We are trending slightly ahead of a full year reduction in operating costs of 5-6%. The phasing of cost initiatives and inflation during 2023 and 2024 means that operating profits will be more equally weighted between the first and second half of the year.

At the end of the period, we saw elevated levels of advertising spend supported by events such as the European Football Championships. July is trading in line with our expectations.

We continue to work against the backdrop of the dominant tech platforms and their impact on search and referral traffic. As we have seen, this dynamic can create some volatility across our distribution, however, we are building more resilience through our Customer Value Strategy and we remain on track to deliver market expectations.

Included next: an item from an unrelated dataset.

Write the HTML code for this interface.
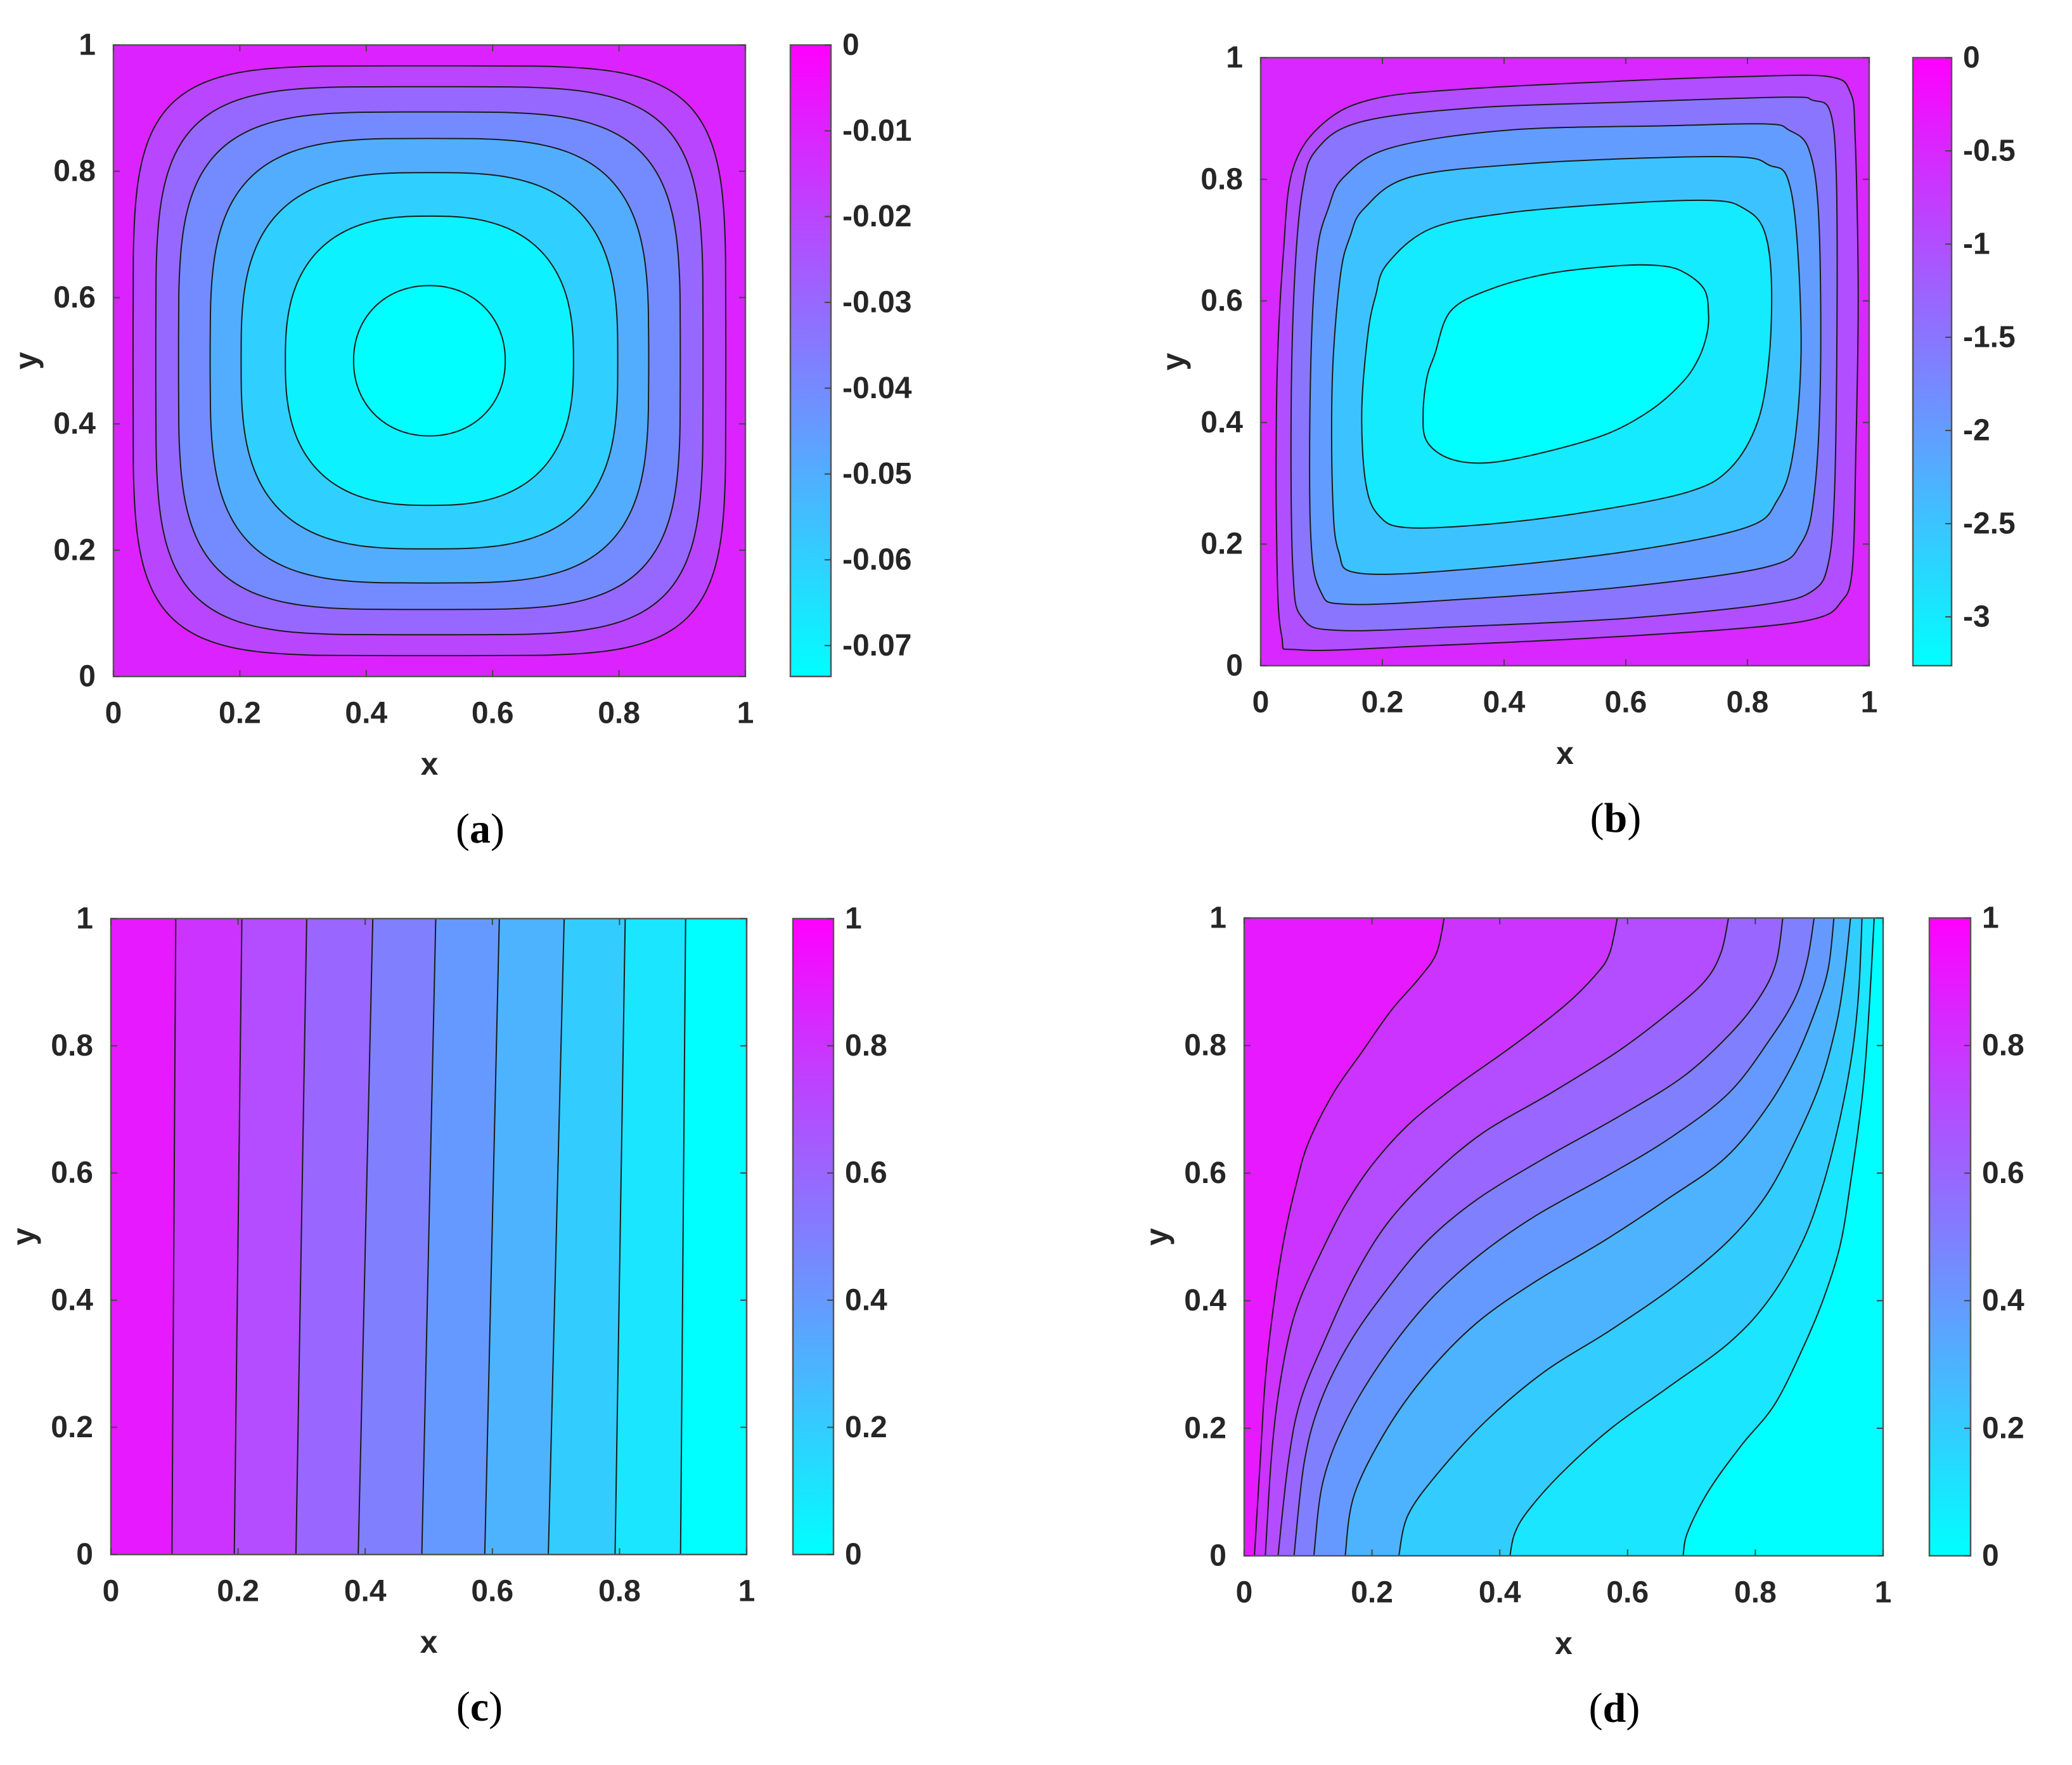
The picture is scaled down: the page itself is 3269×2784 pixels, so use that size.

Q2 Trading: Digital revenue back in growth

The performance over the second quarter has been bolstered by strong multi-platform content around key events, including the European Football Championships, UK general election and Taylor Swift Eras tour. As expected, yield continued to improve, driving growth across the digital estate. We remain focused on optimising our digital inventory with the increase in yield more than compensating for the 16% decline in page views.

Data-driven revenues, which are higher value and enable more targeted advertising, now make up 45% of digital revenues. Across the quarter these revenues grew 13% (year-on-year) due to the strong growth in direct advertising revenues and non-advertising revenues, including partnerships, ecommerce and affiliates.

Mass-scale programmatic advertising market has benefitted from a stabilisation in open market prices. It is too early to characterise this as a recovery, but the early indicators are positive.

In Print, circulation revenues have proven again to be a reliable revenue stream and the teams have mitigated the circulation volume headwind with cover price increases, strong promotional activity and standalone products tying into popular events. Print advertising revenue performed well due to the continued demand for this ad format, particularly from the food retailers.